Geographic girds for dual feed

Oct 28, 2002  •  Post A Comment

The National Geographic Channel, one of the more impressive cable launches of the past decade, is pruning its signature show and rejiggering its schedule in anticipation of a switch to dual programming feeds and still more growth in 2003.
National Geographic, a joint venture of Fox Cable Networks and the film-TV division of Washington, D.C.-based National Geographic Society, will be in 40 million homes by December. That’s up from 26 million homes just six months ago. Fox Cable Networks has commitments that will raise that total to 57 million by 2007.
Quick success has brought a new set of challenges, and network president Laureen Ong is making changes to capitalize on National Geographic’s growth. She is cutting “National Geographic Today” by 30 minutes to help the channel grow. The new schedule, which launches Nov. 4, will feature the new half-hour-long “National Geographic Today” at 7 p.m., followed by a half-hour strip of weekly series.

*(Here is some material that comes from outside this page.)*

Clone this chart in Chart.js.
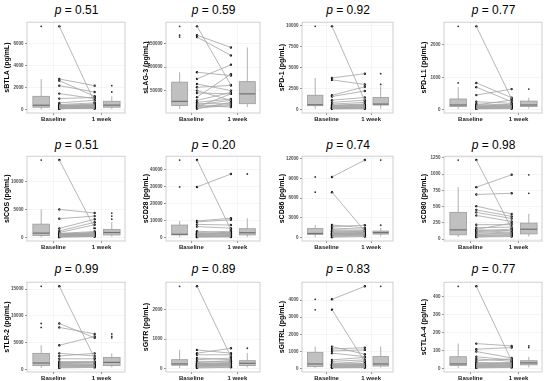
<!DOCTYPE html>
<html>
<head>
<meta charset="utf-8">
<script src="https://cdn.jsdelivr.net/npm/chart.js@4.4.1/dist/chart.umd.min.js"></script>
<style>
  body { margin: 0; background: #fff; width: 550px; height: 381px; position: relative; overflow: hidden;
         font-family: "Liberation Sans", Arial, sans-serif; }
  .ttl { position: absolute; font-size: 12px; white-space: nowrap; color: #000; transform: translate(-50%, -50%); }
  canvas { position: absolute; }
</style>
</head>
<body>
<script>
// x-axis labels (two time points)
const xLabels = ["Baseline", "1 week"];

// ---- values (pg/mL), paired per patient ----
const baseBTLA = [7550, 2770, 2620, 2165, 1445, 990, 600, 450, 400, 380, 350, 300, 280, 250, 220, 200, 180, 150, 120, 100, 80, 60];
const weekBTLA = [650, 2165, 1200, 1590, 990, 1100, 840, 600, 450, 300, 500, 350, 400, 200, 250, 380, 300, 150, 250, 100, 120, 200];
const boxBaseBTLA = [30, 210, 390, 1200, 2770];
const boxWeekBTLA = [60, 210, 400, 750, 1200];
const ticksBTLA = [0, 2000, 4000, 6000];

const baseLAG3 = [187000, 168000, 164000, 89000, 75000, 64000, 57000, 50000, 45000, 36000, 29000, 25000, 22000, 20000, 18000, 16000, 15000, 13000, 11000];
const weekLAG3 = [62000, 142000, 125000, 82000, 105000, 50000, 61000, 29000, 43000, 85000, 46000, 32000, 22000, 29000, 15000, 20000, 43000, 18000, 25000];
const boxBaseLAG3 = [11000, 18000, 27000, 68000, 89000];
const boxWeekLAG3 = [15000, 22000, 43000, 69000, 142000];
const ticksLAG3 = [50000, 100000, 150000];

const basePD1 = [9920, 3770, 3540, 1710, 1560, 1130, 860, 660, 540, 480, 420, 380, 330, 280, 230, 180, 150, 120, 90];
const weekPD1 = [1050, 4280, 3000, 2720, 2220, 1440, 1130, 860, 660, 600, 540, 480, 300, 420, 250, 200, 350, 150, 100];
const boxBasePD1 = [90, 470, 580, 1710, 3770];
const boxWeekPD1 = [100, 545, 660, 1440, 2800];
const ticksPD1 = [0, 2500, 5000, 7500, 10000];

const basePDL1 = [2575, 830, 700, 455, 250, 180, 150, 130, 120, 100, 90, 80, 70, 60, 50, 40, 30];
const weekPDL1 = [335, 375, 250, 640, 200, 150, 300, 130, 120, 110, 180, 100, 90, 60, 70, 50, 40];
const boxBasePDL1 = [30, 100, 150, 335, 700];
const boxWeekPDL1 = [40, 100, 150, 270, 375];
const ticksPDL1 = [0, 1000, 2000];

const baseICOS = [13850, 5050, 3400, 1650, 1200, 930, 770, 700, 650, 600, 550, 500, 450, 400, 350, 300, 250, 200, 150, 100];
const weekICOS = [1700, 4400, 3850, 3300, 2750, 2300, 1100, 900, 800, 700, 600, 950, 500, 450, 550, 400, 350, 300, 250, 200];
const boxBaseICOS = [100, 380, 820, 2420, 5050];
const boxWeekICOS = [200, 490, 930, 1480, 2750];
const ticksICOS = [0, 5000, 10000];

const baseCD28 = [45800, 30000, 10000, 9450, 8000, 6700, 4000, 3200, 2800, 2500, 2200, 2000, 1800, 1500, 1200, 1000, 800, 500];
const weekCD28 = [4900, 37600, 11600, 10700, 7600, 5800, 3000, 4000, 2500, 3300, 2000, 2800, 1500, 1800, 1200, 1000, 900, 600];
const boxBaseCD28 = [500, 1800, 2200, 7600, 10000];
const boxWeekCD28 = [600, 1800, 3100, 5450, 11600];
const ticksCD28 = [0, 10000, 20000, 30000, 40000];

const baseCD86 = [9200, 6900, 1950, 1700, 1480, 1250, 1100, 1000, 900, 800, 700, 650, 600, 550, 500, 400, 300, 200, 100];
const weekCD86 = [11760, 1020, 1500, 1900, 1300, 1100, 900, 1000, 800, 700, 750, 600, 500, 650, 550, 400, 450, 300, 200];
const boxBaseCD86 = [100, 520, 650, 1390, 1950];
const boxWeekCD86 = [200, 560, 790, 1020, 1500];
const ticksCD86 = [0, 3000, 6000, 9000, 12000];

const baseCD80 = [1217, 800, 687, 507, 450, 412, 365, 222, 175, 150, 140, 130, 120, 100, 80, 70, 60, 50, 40, 30];
const weekCD80 = [165, 990, 705, 388, 350, 317, 270, 222, 185, 246, 130, 152, 90, 128, 80, 100, 60, 70, 50, 40];
const boxBaseCD80 = [30, 66, 142, 412, 800];
const boxWeekCD80 = [40, 80, 152, 246, 388];
const ticksCD80 = [0, 250, 500, 750, 1000, 1250];

const baseTLR2 = [15540, 8590, 7860, 4530, 3020, 2540, 2000, 1500, 1300, 1200, 1100, 1000, 900, 800, 700, 600, 500, 400, 300];
const weekTLR2 = [2120, 5920, 6650, 6170, 2540, 3020, 2000, 1510, 1330, 1400, 1200, 1000, 900, 800, 750, 700, 600, 500, 400];
const boxBaseTLR2 = [300, 725, 1210, 3020, 4530];
const boxWeekTLR2 = [400, 725, 1330, 2240, 3020];
const ticksTLR2 = [0, 5000, 10000, 15000];

const baseGITR = [2800, 633, 522, 467, 356, 300, 244, 200, 180, 160, 150, 140, 120, 110, 100, 80, 60, 40, 20];
const weekGITR = [400, 522, 689, 467, 300, 356, 244, 267, 200, 190, 178, 150, 160, 130, 100, 120, 80, 60, 40];
const boxBaseGITR = [20, 111, 156, 300, 633];
const boxWeekGITR = [40, 100, 178, 267, 522];
const ticksGITR = [0, 1000, 2000];

const baseGITRL = [4040, 3430, 1280, 1140, 1030, 900, 510, 420, 320, 280, 250, 220, 200, 180, 150, 120, 100, 80, 60, 40];
const weekGITRL = [4800, 400, 840, 1220, 1090, 700, 650, 510, 300, 420, 270, 250, 200, 220, 150, 180, 120, 100, 80, 60];
const boxBaseGITRL = [40, 115, 270, 950, 1280];
const boxWeekGITRL = [60, 150, 270, 700, 1280];
const ticksGITRL = [0, 1000, 2000, 3000, 4000];

const baseCTLA4 = [458, 140, 109, 96, 67, 55, 45, 36, 30, 28, 25, 22, 20, 18, 15, 12, 10, 8, 5];
const weekCTLA4 = [45, 127, 118, 60, 49, 42, 55, 30, 35, 25, 33, 28, 20, 22, 18, 15, 12, 10, 8];
const boxBaseCTLA4 = [5, 18, 27, 67, 140];
const boxWeekCTLA4 = [8, 22, 33, 45, 67];
const ticksCTLA4 = [0, 100, 200, 300, 400];

const panels = [
  { name: "sBTLA", p: "0.51", base: baseBTLA, week: weekBTLA, boxB: boxBaseBTLA, boxW: boxWeekBTLA, ticks: ticksBTLA },
  { name: "sLAG-3", p: "0.59", base: baseLAG3, week: weekLAG3, boxB: boxBaseLAG3, boxW: boxWeekLAG3, ticks: ticksLAG3 },
  { name: "sPD-1", p: "0.92", base: basePD1, week: weekPD1, boxB: boxBasePD1, boxW: boxWeekPD1, ticks: ticksPD1 },
  { name: "sPD-L1", p: "0.77", base: basePDL1, week: weekPDL1, boxB: boxBasePDL1, boxW: boxWeekPDL1, ticks: ticksPDL1 },
  { name: "sICOS", p: "0.51", base: baseICOS, week: weekICOS, boxB: boxBaseICOS, boxW: boxWeekICOS, ticks: ticksICOS },
  { name: "sCD28", p: "0.20", base: baseCD28, week: weekCD28, boxB: boxBaseCD28, boxW: boxWeekCD28, ticks: ticksCD28 },
  { name: "sCD86", p: "0.74", base: baseCD86, week: weekCD86, boxB: boxBaseCD86, boxW: boxWeekCD86, ticks: ticksCD86 },
  { name: "sCD80", p: "0.98", base: baseCD80, week: weekCD80, boxB: boxBaseCD80, boxW: boxWeekCD80, ticks: ticksCD80 },
  { name: "sTLR-2", p: "0.99", base: baseTLR2, week: weekTLR2, boxB: boxBaseTLR2, boxW: boxWeekTLR2, ticks: ticksTLR2 },
  { name: "sGITR", p: "0.89", base: baseGITR, week: weekGITR, boxB: boxBaseGITR, boxW: boxWeekGITR, ticks: ticksGITR },
  { name: "sGITRL", p: "0.83", base: baseGITRL, week: weekGITRL, boxB: boxBaseGITRL, boxW: boxWeekGITRL, ticks: ticksGITRL },
  { name: "sCTLA-4", p: "0.77", base: baseCTLA4, week: weekCTLA4, boxB: boxBaseCTLA4, boxW: boxWeekCTLA4, ticks: ticksCTLA4 }
];

// positions on a 0..1 x scale
const POS_BOX_B = 0.145, POS_PTS_B = 0.33, POS_PTS_W = 0.69, POS_BOX_W = 0.865;
const POS_LABELS = [0.27, 0.76];
const BOX_W = 0.17;

// page layout of plot areas
const colLeft = [27, 166, 302, 444], colRight = [126, 261, 394, 543];
const rowTop = [20, 154, 280], rowBottom = [113, 241, 372];
const titleY = [10, 145, 269];
const AW = 26, XH = 10;

const boxPlugin = {
  id: 'boxes',
  beforeDatasetsDraw(chart, args, opts) {
    const { ctx, chartArea: a, scales: { x, y } } = chart;
    ctx.save();
    ctx.strokeStyle = '#c4c4c4';
    ctx.lineWidth = 0.8;
    ctx.strokeRect(a.left, a.top, a.right - a.left, a.bottom - a.top);
    opts.boxes.forEach(b => {
      const xc = x.getPixelForValue(b.pos);
      const half = (x.getPixelForValue(b.pos + BOX_W / 2) - x.getPixelForValue(b.pos - BOX_W / 2)) / 2;
      const [lo, q1, md, q3, hi] = b.stats.map(v => y.getPixelForValue(v));
      ctx.strokeStyle = '#9c9c9c';
      ctx.lineWidth = 0.8;
      ctx.beginPath();
      ctx.moveTo(xc, hi); ctx.lineTo(xc, q3);
      ctx.moveTo(xc, q1); ctx.lineTo(xc, lo);
      ctx.stroke();
      ctx.fillStyle = '#c0c0c0';
      ctx.fillRect(xc - half, q3, 2 * half, q1 - q3);
      ctx.strokeRect(xc - half, q3, 2 * half, q1 - q3);
      ctx.strokeStyle = '#707070';
      ctx.lineWidth = 1.2;
      ctx.beginPath();
      ctx.moveTo(xc - half, md); ctx.lineTo(xc + half, md);
      ctx.stroke();
    });
    ctx.restore();
  }
};

panels.forEach((pn, i) => {
  const col = i % 4, row = Math.floor(i / 4);
  const pl = colLeft[col], pr = colRight[col], pt = rowTop[row], pb = rowBottom[row];

  const t = document.createElement('div');
  t.className = 'ttl';
  t.innerHTML = '<i>p</i> = ' + pn.p;
  t.style.left = ((pl + pr) / 2) + 'px';
  t.style.top = titleY[row] + 'px';
  document.body.appendChild(t);

  const cv = document.createElement('canvas');
  cv.width = pr - pl + AW + 3;
  cv.height = pb - pt + XH + 2;
  cv.style.left = (pl - AW) + 'px';
  cv.style.top = (pt - 2) + 'px';
  document.body.appendChild(cv);

  const all = pn.base.concat(pn.week);
  const lo = Math.min(...all), hi = Math.max(...all), pad = (hi - lo) * 0.05;

  const pairLine = [];
  pn.base.forEach((v, k) => {
    pairLine.push({ x: POS_PTS_B, y: v }, { x: POS_PTS_W, y: pn.week[k] }, { x: 0.5, y: null });
  });
  const outB = pn.base.filter(v => v > pn.boxB[4] || v < pn.boxB[0]).map(v => ({ x: POS_BOX_B, y: v }));
  const outW = pn.week.filter(v => v > pn.boxW[4] || v < pn.boxW[0]).map(v => ({ x: POS_BOX_W, y: v }));

  new Chart(cv.getContext('2d'), {
    type: 'scatter',
    data: {
      datasets: [
        { data: pairLine, showLine: true, spanGaps: false, borderColor: '#a3a3a3', borderWidth: 0.8, pointRadius: 0 },
        { data: pn.base.map(v => ({ x: POS_PTS_B, y: v })), pointRadius: 1.2, backgroundColor: '#111', borderWidth: 0 },
        { data: pn.week.map(v => ({ x: POS_PTS_W, y: v })), pointRadius: 1.2, backgroundColor: '#111', borderWidth: 0 },
        { data: outB.concat(outW), pointRadius: 0.9, backgroundColor: '#333', borderWidth: 0 }
      ]
    },
    options: {
      responsive: false,
      animation: false,
      devicePixelRatio: 1,
      layout: { padding: { top: 2, right: 3, left: 0, bottom: 0 } },
      plugins: {
        legend: { display: false },
        tooltip: { enabled: false },
        boxes: {
          boxes: [
            { pos: POS_BOX_B, stats: pn.boxB },
            { pos: POS_BOX_W, stats: pn.boxW }
          ]
        }
      },
      scales: {
        x: {
          type: 'linear', min: 0, max: 1,
          afterBuildTicks: s => { s.ticks = POS_LABELS.map(v => ({ value: v })); },
          afterFit: s => { s.height = XH; },
          ticks: {
            callback: (v, idx) => xLabels[idx],
            font: { size: 6, weight: 'bold', family: 'Liberation Sans' },
            color: '#1a1a1a', padding: 1, maxRotation: 0, autoSkip: false
          },
          grid: { color: '#efefef', lineWidth: 0.6, tickLength: 2, tickColor: '#444' },
          border: { display: false }
        },
        y: {
          min: lo - pad, max: hi + pad,
          afterBuildTicks: s => { s.ticks = pn.ticks.map(v => ({ value: v })); },
          afterFit: s => { s.width = AW; },
          ticks: {
            callback: v => String(v),
            font: { size: 4.5, weight: 'bold', family: 'Liberation Sans' },
            color: '#4d4d4d', padding: 1.5
          },
          grid: { color: '#efefef', lineWidth: 0.6, tickLength: 2, tickColor: '#444' },
          border: { display: false },
          title: {
            display: true, text: pn.name + ' (pg/mL)',
            font: { size: 7, weight: 'bold', family: 'Liberation Sans' },
            color: '#000', padding: { top: 2, bottom: 0 }
          }
        }
      }
    },
    plugins: [boxPlugin]
  });
});
</script>
</body>
</html>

Ms. Ong said the move made sense because National Geographic has acquired or developed plenty of half-hour product that it didn’t have at first. And with a planned West Coast feed on the way, half-hours are a proven way to help midsized networks build audience.
National Geographic will still produce 260 original episodes of “Nat Geo Today” next year.
The 60-person staff of “Nat Geo Today” will be reduced by about a third. Ms. Ong expects those people to be reassigned to other positions at the channel, which employs just under 200 people, or elsewhere in National Geographic Television & Film.
Converting the show to a half-hour format will reduce the channel’s original programming output by 130 hours. Ms. Ong noted, however, that the channel is still acquiring or originating more than 525 hours of content next year, and holding it all to the same standards viewers expect of Geographic programs on network TV.
Ms. Ong hasn’t set a firm date for the switch to a dual feed but would like it to happen in second quarter of 2003.